WORK TO COMPLETE: Your task is to repeat all of the material exactly.

AVAILABLE DATA:

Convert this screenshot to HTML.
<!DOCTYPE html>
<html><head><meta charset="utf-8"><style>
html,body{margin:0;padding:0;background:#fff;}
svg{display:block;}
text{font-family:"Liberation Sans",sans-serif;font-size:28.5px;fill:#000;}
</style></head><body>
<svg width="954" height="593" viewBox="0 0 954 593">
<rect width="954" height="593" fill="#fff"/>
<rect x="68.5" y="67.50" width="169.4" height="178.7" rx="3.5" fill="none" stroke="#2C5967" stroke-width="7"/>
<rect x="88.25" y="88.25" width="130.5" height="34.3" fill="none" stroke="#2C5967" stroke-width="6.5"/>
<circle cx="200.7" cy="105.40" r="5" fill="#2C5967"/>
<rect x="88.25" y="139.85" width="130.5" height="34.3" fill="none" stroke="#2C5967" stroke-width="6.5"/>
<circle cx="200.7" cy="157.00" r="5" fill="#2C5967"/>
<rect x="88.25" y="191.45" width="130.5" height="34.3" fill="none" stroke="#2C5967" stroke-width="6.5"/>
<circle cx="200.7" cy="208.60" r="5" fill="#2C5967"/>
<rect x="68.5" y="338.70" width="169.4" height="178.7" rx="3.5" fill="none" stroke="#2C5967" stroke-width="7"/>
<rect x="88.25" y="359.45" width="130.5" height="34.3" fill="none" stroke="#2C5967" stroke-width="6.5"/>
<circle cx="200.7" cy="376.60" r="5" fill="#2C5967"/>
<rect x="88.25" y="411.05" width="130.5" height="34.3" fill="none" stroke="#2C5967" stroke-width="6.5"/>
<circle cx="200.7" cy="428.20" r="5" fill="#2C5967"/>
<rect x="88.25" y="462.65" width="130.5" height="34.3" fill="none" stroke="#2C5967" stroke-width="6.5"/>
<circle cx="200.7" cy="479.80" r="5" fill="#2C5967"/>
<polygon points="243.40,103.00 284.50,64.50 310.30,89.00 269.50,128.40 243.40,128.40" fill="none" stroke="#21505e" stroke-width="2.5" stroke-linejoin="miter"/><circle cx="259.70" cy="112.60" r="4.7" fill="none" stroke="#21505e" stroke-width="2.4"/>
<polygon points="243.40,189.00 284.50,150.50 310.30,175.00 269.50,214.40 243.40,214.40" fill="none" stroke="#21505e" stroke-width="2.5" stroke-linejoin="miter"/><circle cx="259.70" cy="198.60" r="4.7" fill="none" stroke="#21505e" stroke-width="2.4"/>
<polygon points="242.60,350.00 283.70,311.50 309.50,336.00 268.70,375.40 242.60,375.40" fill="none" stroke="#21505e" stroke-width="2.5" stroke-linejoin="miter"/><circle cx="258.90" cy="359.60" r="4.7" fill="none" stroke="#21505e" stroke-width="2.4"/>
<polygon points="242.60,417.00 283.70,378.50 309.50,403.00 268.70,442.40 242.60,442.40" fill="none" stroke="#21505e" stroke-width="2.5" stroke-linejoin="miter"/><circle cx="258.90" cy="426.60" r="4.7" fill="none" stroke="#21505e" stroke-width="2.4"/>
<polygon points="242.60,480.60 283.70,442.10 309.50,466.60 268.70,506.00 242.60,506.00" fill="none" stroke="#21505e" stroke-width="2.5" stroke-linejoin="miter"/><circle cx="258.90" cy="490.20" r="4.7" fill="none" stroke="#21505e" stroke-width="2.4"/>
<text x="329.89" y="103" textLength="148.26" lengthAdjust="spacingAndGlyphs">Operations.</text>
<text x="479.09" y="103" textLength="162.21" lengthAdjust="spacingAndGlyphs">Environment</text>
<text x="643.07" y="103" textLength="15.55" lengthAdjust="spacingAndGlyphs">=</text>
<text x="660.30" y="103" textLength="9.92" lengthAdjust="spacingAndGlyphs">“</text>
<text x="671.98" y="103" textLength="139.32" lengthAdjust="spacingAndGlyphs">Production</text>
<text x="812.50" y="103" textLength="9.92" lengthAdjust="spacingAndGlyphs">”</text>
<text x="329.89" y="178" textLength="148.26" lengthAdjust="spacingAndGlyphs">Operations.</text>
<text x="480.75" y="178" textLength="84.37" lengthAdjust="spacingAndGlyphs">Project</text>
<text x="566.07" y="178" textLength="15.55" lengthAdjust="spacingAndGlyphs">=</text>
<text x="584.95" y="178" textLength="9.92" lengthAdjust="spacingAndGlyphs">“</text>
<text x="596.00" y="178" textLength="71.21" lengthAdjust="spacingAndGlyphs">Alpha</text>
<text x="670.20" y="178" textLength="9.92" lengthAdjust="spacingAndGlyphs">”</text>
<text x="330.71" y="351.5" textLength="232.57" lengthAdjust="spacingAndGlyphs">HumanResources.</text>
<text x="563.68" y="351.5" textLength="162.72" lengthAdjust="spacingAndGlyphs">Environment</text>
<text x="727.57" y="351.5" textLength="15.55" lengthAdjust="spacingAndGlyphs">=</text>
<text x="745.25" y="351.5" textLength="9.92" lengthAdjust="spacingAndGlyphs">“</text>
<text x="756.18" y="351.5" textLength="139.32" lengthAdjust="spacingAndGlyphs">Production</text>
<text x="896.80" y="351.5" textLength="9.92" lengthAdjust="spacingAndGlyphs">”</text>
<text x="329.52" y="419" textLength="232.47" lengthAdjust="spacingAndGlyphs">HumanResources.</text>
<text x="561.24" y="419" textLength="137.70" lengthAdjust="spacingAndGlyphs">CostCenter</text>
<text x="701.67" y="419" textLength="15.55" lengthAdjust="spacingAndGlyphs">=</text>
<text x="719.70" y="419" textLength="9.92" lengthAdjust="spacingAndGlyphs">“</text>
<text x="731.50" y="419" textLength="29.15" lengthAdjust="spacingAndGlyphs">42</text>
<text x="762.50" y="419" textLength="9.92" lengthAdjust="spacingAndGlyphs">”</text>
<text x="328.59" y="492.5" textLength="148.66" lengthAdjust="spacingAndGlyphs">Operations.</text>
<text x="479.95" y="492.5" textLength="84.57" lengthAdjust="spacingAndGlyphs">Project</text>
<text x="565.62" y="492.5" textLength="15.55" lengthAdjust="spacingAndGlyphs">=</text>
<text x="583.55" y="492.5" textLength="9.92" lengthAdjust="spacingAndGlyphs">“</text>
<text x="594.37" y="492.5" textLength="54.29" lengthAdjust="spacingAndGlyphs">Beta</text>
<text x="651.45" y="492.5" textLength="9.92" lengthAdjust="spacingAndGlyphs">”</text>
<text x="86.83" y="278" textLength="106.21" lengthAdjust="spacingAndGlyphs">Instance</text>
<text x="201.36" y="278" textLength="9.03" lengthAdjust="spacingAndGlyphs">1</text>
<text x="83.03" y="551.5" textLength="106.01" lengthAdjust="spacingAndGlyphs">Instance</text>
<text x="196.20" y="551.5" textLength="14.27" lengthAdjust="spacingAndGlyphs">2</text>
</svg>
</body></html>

RESULT FOR THIS TASK:
Convert this screenshot to HTML.
<!DOCTYPE html>
<html><head><meta charset="utf-8"><style>
html,body{margin:0;padding:0;background:#fff;}
svg{display:block;}
text{font-family:"Liberation Sans",sans-serif;font-size:28.5px;fill:#000;}
</style></head><body>
<svg width="954" height="593" viewBox="0 0 954 593">
<rect width="954" height="593" fill="#fff"/>
<rect x="68.5" y="67.50" width="169.4" height="178.7" rx="3.5" fill="none" stroke="#2C5967" stroke-width="7"/>
<rect x="88.25" y="88.25" width="130.5" height="34.3" fill="none" stroke="#2C5967" stroke-width="6.5"/>
<circle cx="200.7" cy="105.40" r="5" fill="#2C5967"/>
<rect x="88.25" y="139.85" width="130.5" height="34.3" fill="none" stroke="#2C5967" stroke-width="6.5"/>
<circle cx="200.7" cy="157.00" r="5" fill="#2C5967"/>
<rect x="88.25" y="191.45" width="130.5" height="34.3" fill="none" stroke="#2C5967" stroke-width="6.5"/>
<circle cx="200.7" cy="208.60" r="5" fill="#2C5967"/>
<rect x="68.5" y="338.70" width="169.4" height="178.7" rx="3.5" fill="none" stroke="#2C5967" stroke-width="7"/>
<rect x="88.25" y="359.45" width="130.5" height="34.3" fill="none" stroke="#2C5967" stroke-width="6.5"/>
<circle cx="200.7" cy="376.60" r="5" fill="#2C5967"/>
<rect x="88.25" y="411.05" width="130.5" height="34.3" fill="none" stroke="#2C5967" stroke-width="6.5"/>
<circle cx="200.7" cy="428.20" r="5" fill="#2C5967"/>
<rect x="88.25" y="462.65" width="130.5" height="34.3" fill="none" stroke="#2C5967" stroke-width="6.5"/>
<circle cx="200.7" cy="479.80" r="5" fill="#2C5967"/>
<polygon points="243.40,103.00 284.50,64.50 310.30,89.00 269.50,128.40 243.40,128.40" fill="none" stroke="#21505e" stroke-width="2.5" stroke-linejoin="miter"/><circle cx="259.70" cy="112.60" r="4.7" fill="none" stroke="#21505e" stroke-width="2.4"/>
<polygon points="243.40,189.00 284.50,150.50 310.30,175.00 269.50,214.40 243.40,214.40" fill="none" stroke="#21505e" stroke-width="2.5" stroke-linejoin="miter"/><circle cx="259.70" cy="198.60" r="4.7" fill="none" stroke="#21505e" stroke-width="2.4"/>
<polygon points="242.60,350.00 283.70,311.50 309.50,336.00 268.70,375.40 242.60,375.40" fill="none" stroke="#21505e" stroke-width="2.5" stroke-linejoin="miter"/><circle cx="258.90" cy="359.60" r="4.7" fill="none" stroke="#21505e" stroke-width="2.4"/>
<polygon points="242.60,417.00 283.70,378.50 309.50,403.00 268.70,442.40 242.60,442.40" fill="none" stroke="#21505e" stroke-width="2.5" stroke-linejoin="miter"/><circle cx="258.90" cy="426.60" r="4.7" fill="none" stroke="#21505e" stroke-width="2.4"/>
<polygon points="242.60,480.60 283.70,442.10 309.50,466.60 268.70,506.00 242.60,506.00" fill="none" stroke="#21505e" stroke-width="2.5" stroke-linejoin="miter"/><circle cx="258.90" cy="490.20" r="4.7" fill="none" stroke="#21505e" stroke-width="2.4"/>
<text x="329.89" y="103" textLength="148.26" lengthAdjust="spacingAndGlyphs">Operations.</text>
<text x="479.09" y="103" textLength="162.21" lengthAdjust="spacingAndGlyphs">Environment</text>
<text x="643.07" y="103" textLength="15.55" lengthAdjust="spacingAndGlyphs">=</text>
<text x="660.30" y="103" textLength="9.92" lengthAdjust="spacingAndGlyphs">“</text>
<text x="671.98" y="103" textLength="139.32" lengthAdjust="spacingAndGlyphs">Production</text>
<text x="812.50" y="103" textLength="9.92" lengthAdjust="spacingAndGlyphs">”</text>
<text x="329.89" y="178" textLength="148.26" lengthAdjust="spacingAndGlyphs">Operations.</text>
<text x="480.75" y="178" textLength="84.37" lengthAdjust="spacingAndGlyphs">Project</text>
<text x="566.07" y="178" textLength="15.55" lengthAdjust="spacingAndGlyphs">=</text>
<text x="584.95" y="178" textLength="9.92" lengthAdjust="spacingAndGlyphs">“</text>
<text x="596.00" y="178" textLength="71.21" lengthAdjust="spacingAndGlyphs">Alpha</text>
<text x="670.20" y="178" textLength="9.92" lengthAdjust="spacingAndGlyphs">”</text>
<text x="330.71" y="351.5" textLength="232.57" lengthAdjust="spacingAndGlyphs">HumanResources.</text>
<text x="563.68" y="351.5" textLength="162.72" lengthAdjust="spacingAndGlyphs">Environment</text>
<text x="727.57" y="351.5" textLength="15.55" lengthAdjust="spacingAndGlyphs">=</text>
<text x="745.25" y="351.5" textLength="9.92" lengthAdjust="spacingAndGlyphs">“</text>
<text x="756.18" y="351.5" textLength="139.32" lengthAdjust="spacingAndGlyphs">Production</text>
<text x="896.80" y="351.5" textLength="9.92" lengthAdjust="spacingAndGlyphs">”</text>
<text x="329.52" y="419" textLength="232.47" lengthAdjust="spacingAndGlyphs">HumanResources.</text>
<text x="561.24" y="419" textLength="137.70" lengthAdjust="spacingAndGlyphs">CostCenter</text>
<text x="701.67" y="419" textLength="15.55" lengthAdjust="spacingAndGlyphs">=</text>
<text x="719.70" y="419" textLength="9.92" lengthAdjust="spacingAndGlyphs">“</text>
<text x="731.50" y="419" textLength="29.15" lengthAdjust="spacingAndGlyphs">42</text>
<text x="762.50" y="419" textLength="9.92" lengthAdjust="spacingAndGlyphs">”</text>
<text x="328.59" y="492.5" textLength="148.66" lengthAdjust="spacingAndGlyphs">Operations.</text>
<text x="479.95" y="492.5" textLength="84.57" lengthAdjust="spacingAndGlyphs">Project</text>
<text x="565.62" y="492.5" textLength="15.55" lengthAdjust="spacingAndGlyphs">=</text>
<text x="583.55" y="492.5" textLength="9.92" lengthAdjust="spacingAndGlyphs">“</text>
<text x="594.37" y="492.5" textLength="54.29" lengthAdjust="spacingAndGlyphs">Beta</text>
<text x="651.45" y="492.5" textLength="9.92" lengthAdjust="spacingAndGlyphs">”</text>
<text x="86.83" y="278" textLength="106.21" lengthAdjust="spacingAndGlyphs">Instance</text>
<text x="201.36" y="278" textLength="9.03" lengthAdjust="spacingAndGlyphs">1</text>
<text x="83.03" y="551.5" textLength="106.01" lengthAdjust="spacingAndGlyphs">Instance</text>
<text x="196.20" y="551.5" textLength="14.27" lengthAdjust="spacingAndGlyphs">2</text>
</svg>
</body></html>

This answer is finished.